Exercise objective: Report how many lines in the records hold the string "this"; give the number and nothing else.

_____

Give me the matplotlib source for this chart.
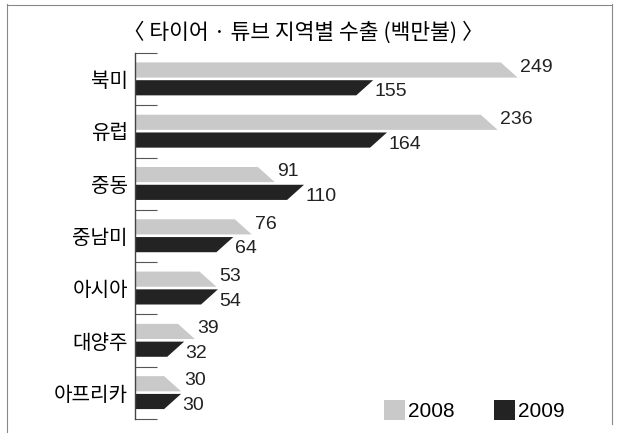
import matplotlib
matplotlib.use("Agg")
import matplotlib.pyplot as plt
from matplotlib.patches import Polygon, Patch
from matplotlib.lines import Line2D

plt.rcParams['font.family'] = ['Noto Sans CJK KR', 'DejaVu Sans']

# data (millions of USD)
regions = ["북미", "유럽", "중동", "중남미", "아시아", "대양주", "아프리카"]
exports2008 = [249, 236, 91, 76, 53, 39, 30]
exports2009 = [155, 164, 110, 64, 54, 32, 30]
years = ["2008", "2009"]
title = "〈 타이어 · 튜브 지역별 수출 (백만불) 〉"

colGray = "#c9c9c9"
colDark = "#232323"
slant = 11     # length of the slanted tip, in data units
barH = 0.29

fig = plt.figure(figsize=(6.19, 4.33), dpi=100)
ax = fig.add_axes([0.218, 0.0323, 0.73, 0.8453])

for i in range(len(regions)):
    v1 = exports2008[i]
    v2 = exports2009[i]
    # 2008: top edge cut short, point at bottom right
    t1 = i - 0.32
    b1 = t1 + barH
    ax.add_patch(Polygon([(0, t1), (v1 - slant, t1), (v1, b1), (0, b1)],
                         closed=True, facecolor=colGray, edgecolor="none"))
    # 2009: bottom edge cut short, point at top right
    t2 = i + 0.02
    b2 = t2 + barH
    ax.add_patch(Polygon([(0, t2), (v2, t2), (v2 - slant, b2), (0, b2)],
                         closed=True, facecolor=colDark, edgecolor="none"))
    ax.annotate(str(v1), (v1, i - 0.175), xytext=(2, 2), textcoords="offset points",
                ha="left", va="center", fontsize=14, family="Liberation Sans", color="#222222")
    ax.annotate(str(v2), (v2, i + 0.165), xytext=(1, -3), textcoords="offset points",
                ha="left", va="center", fontsize=14, family="Liberation Sans", color="#222222")

ax.set_xlim(0, 294)
ax.set_ylim(len(regions) - 0.5, -0.5)

for s in ["top", "right", "bottom"]:
    ax.spines[s].set_visible(False)
ax.spines["left"].set_color("#444444")
ax.spines["left"].set_linewidth(1.0)
ax.set_xticks([])
ax.set_yticks(range(len(regions)))
ax.set_yticklabels(regions, fontsize=14.5)
ax.tick_params(axis="y", which="major", length=0, pad=5)
ax.set_yticks([k - 0.5 for k in range(len(regions) + 1)], minor=True)
ax.tick_params(axis="y", which="minor", direction="in", length=16, width=0.8, color="#555555")

handles = [Patch(facecolor=colGray, edgecolor="none"), Patch(facecolor=colDark, edgecolor="none")]
leg = ax.legend(handles, years, ncol=2, frameon=False, loc="center",
                bbox_to_anchor=(0.766, 0.053), bbox_transform=fig.transFigure,
                handlelength=1.0, handleheight=1.1, handletextpad=0.15, columnspacing=1.9,
                prop={"family": "Liberation Sans", "size": 15})

fig.text(0.49, 0.925, title, ha="center", va="center", fontsize=15.5)

# scanned frame around the chart
fig.add_artist(Line2D([0.012, 0.012], [0.0, 0.99], transform=fig.transFigure, color="#888888", lw=0.8))
fig.add_artist(Line2D([0.988, 0.988], [0.02, 0.99], transform=fig.transFigure, color="#888888", lw=0.8))
fig.add_artist(Line2D([0.012, 0.988], [0.988, 0.988], transform=fig.transFigure, color="#888888", lw=0.8))

fig.savefig("out.png", dpi=100)
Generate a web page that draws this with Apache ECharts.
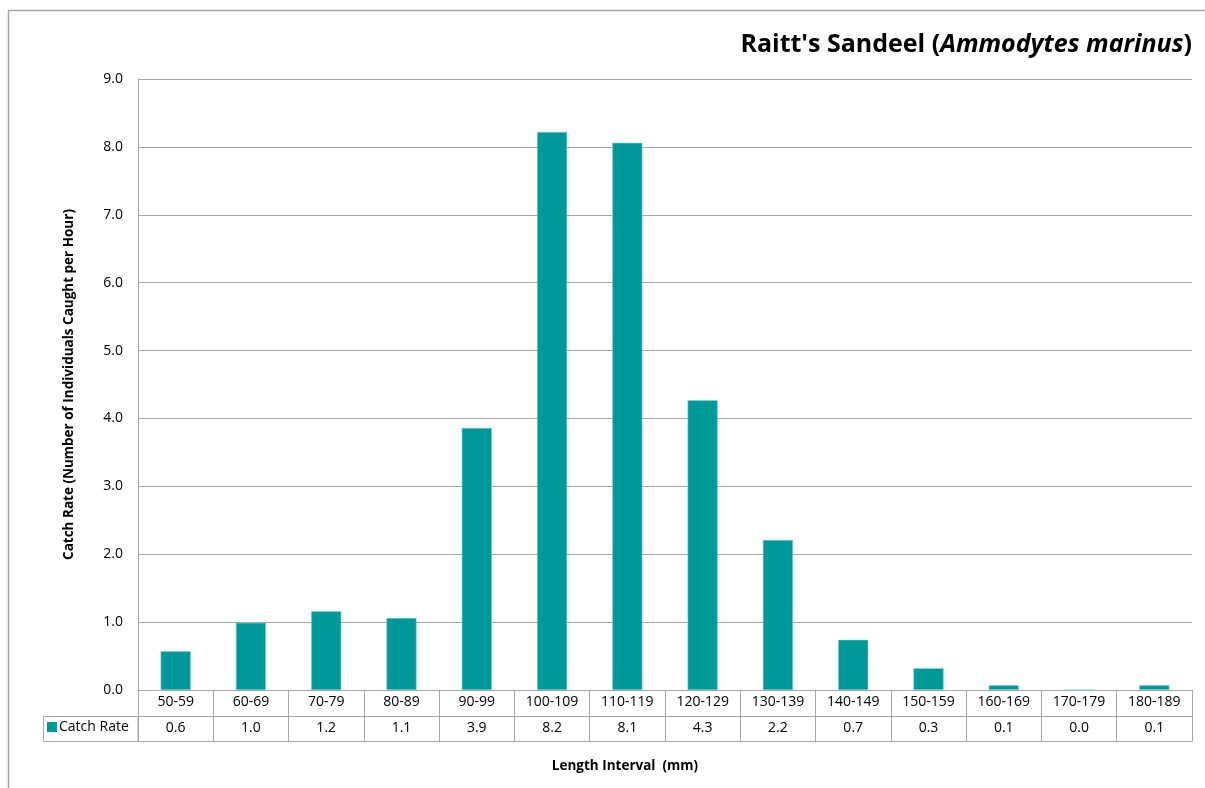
<!DOCTYPE html>
<html>
<head>
<meta charset="utf-8">
<script src="https://cdn.jsdelivr.net/npm/echarts@6/dist/echarts.min.js"></script>
<style>html,body{margin:0;padding:0;background:#fff}#c{width:1205px;height:788px}</style>
</head>
<body>
<div id="c"></div>
<script>
const categories = ['50-59','60-69','70-79','80-89','90-99','100-109','110-119','120-129','130-139','140-149','150-159','160-169','170-179','180-189'];
const catchRate = [0.57,0.99,1.16,1.06,3.86,8.22,8.06,4.27,2.21,0.74,0.32,0.07,0.0,0.07];
const yTicks = {min:0, max:9, interval:1};
const seriesName = 'Catch Rate';

const FONT = '"Open Sans", "Noto Sans", sans-serif';
const GRID = '#a6a6a6';
const TXT = '#000';
const chart = echarts.init(document.getElementById('c'), null, {renderer:'canvas'});
const option = {
  animation:false,
  backgroundColor:'#fff',
  textStyle:{fontFamily:FONT},
  grid:{left:138, right:13, top:79, bottom:98, containLabel:false},
  legend:{
    data:[seriesName], left:47, top:720, itemWidth:10, itemHeight:10, icon:'rect', itemGap:4,
    itemStyle:{borderWidth:0},
    textStyle:{fontFamily:FONT, fontSize:14, color:TXT, padding:[0,0,0,-3]}, selectedMode:false, padding:0
  },
  xAxis:[
    {type:'category', data:categories, boundaryGap:true,
     axisLine:{show:true, lineStyle:{color:GRID, width:1}},
     axisTick:{show:true, interval:0, length:51, lineStyle:{color:GRID}},
     axisLabel:{interval:0, margin:5, fontSize:14, color:TXT, fontFamily:FONT}},
    {type:'category', data:catchRate.map(v=>v.toFixed(1)), position:'bottom', offset:26,
     axisLine:{show:true, lineStyle:{color:GRID, width:1}}, axisTick:{show:false},
     axisLabel:{interval:0, margin:5, fontSize:14, color:TXT, fontFamily:FONT}},
    {type:'category', data:categories, position:'bottom', offset:51,
     axisLine:{show:true, lineStyle:{color:GRID, width:1}}, axisTick:{show:false},
     axisLabel:{show:false}}
  ],
  yAxis:{type:'value', min:yTicks.min, max:yTicks.max, interval:yTicks.interval,
    name:'Catch Rate (Number of Individuals Caught per Hour)', nameLocation:'middle', nameGap:62,
    nameTextStyle:{fontFamily:FONT, fontWeight:'bold', fontSize:13.5, color:TXT},
    axisLine:{show:true, lineStyle:{color:GRID}}, axisTick:{show:false},
    axisLabel:{formatter:v=>v.toFixed(1), margin:15, fontSize:14, color:TXT, fontFamily:FONT},
    splitLine:{show:true, lineStyle:{color:GRID, width:1}}},
  series:[{
    name:seriesName, type:'bar', data:catchRate, xAxisIndex:0, barWidth:'40%',
    itemStyle:{color:'#009999', borderColor:'#7fd0d0', borderWidth:0.6}
  }],
  graphic:[
    {type:'rect', shape:{x:8.5, y:10.5, width:1300, height:900}, style:{fill:null, stroke:'#a6a6a6', lineWidth:1.5}, silent:true, z:-1},
    {type:'rect', shape:{x:43.5, y:716.5, width:94.5, height:25}, style:{fill:null, stroke:GRID, lineWidth:1}, silent:true},
    {type:'text', x:1192, y:45, style:{
      text:'{b|Raitt\'s Sandeel (}{i|Ammodytes marinus}{b|)}', align:'right', verticalAlign:'middle',
      rich:{b:{fontFamily:FONT, fontWeight:'bold', fontSize:25, fill:TXT},
            i:{fontFamily:FONT, fontWeight:'bold', fontStyle:'italic', fontSize:25, fill:TXT}}}},
    {type:'text', x:625, y:766, style:{text:'Length Interval  (mm)', align:'center', verticalAlign:'middle',
      font:'bold 13.5px '+FONT, fill:TXT}}
  ]
};
chart.setOption(option);
</script>
</body>
</html>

_____

Answer for the task: 2